The graph shows the most hits still riding between the 250 to 350 millisecond mark, with some outlying higher values that still generally take less than a second to complete. This cached version of the page scales remarkably well as the simultaneous user hits increase. It is important to take that indicator with a grain of salt – this is a specific test that is not strictly representative of real world performance, just a general trend line.

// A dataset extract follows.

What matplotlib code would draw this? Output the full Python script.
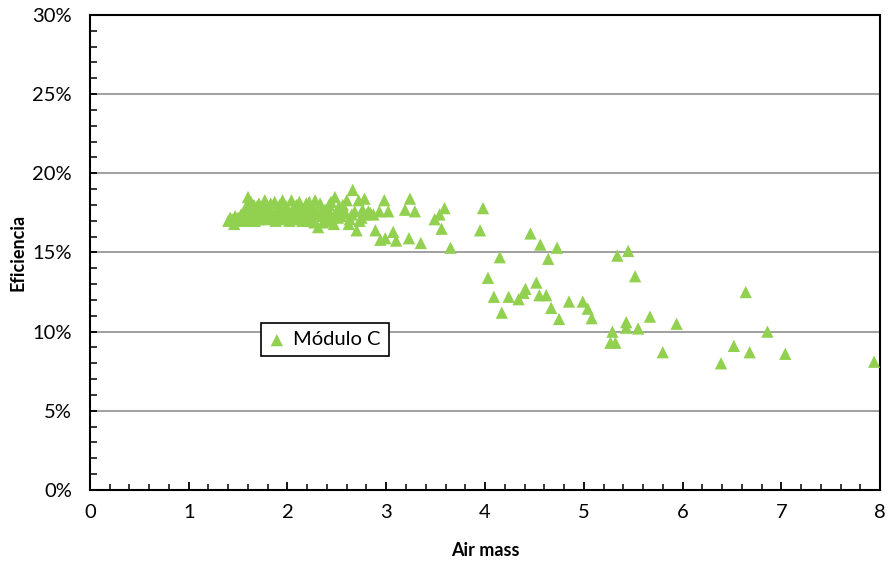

Now view a graph for the test run with identical parameters, except in this instance the abstract page being hit does not have its logic cached:
It is immediately apparent that the entire scale of the left side, relating to response time, is blown out. A scenario that capped at 1 second in the first run now extends up to 16 seconds! The legend of the graph does not have sufficient resolution to tell the whole story, but using additional report data from WAPT, the story becomes clear. Within the first few users hitting the page, the response time bounced around the comfortable 250 to 350 millisecond mark. Then, as more users piled on, response time started to average between one or two seconds, climbing up to greater than 5 seconds as the 100 user mark is reached. The trend is unmistakable, signifying that the caching change that may seem irrelevant on a single page hit is actually a tremendous performance saver under load.
In this instance, the final outcome of the testing forced development to split up the controls in such a way that caching could be used to address the bulk of the “heavy” parts of the page, and the truly dynamic pieces were separated into sublayouts that had multiple caching parameters. Proper use of load testing tools demonstrated the need to do this in a way that other methods of analyzing performance could not have.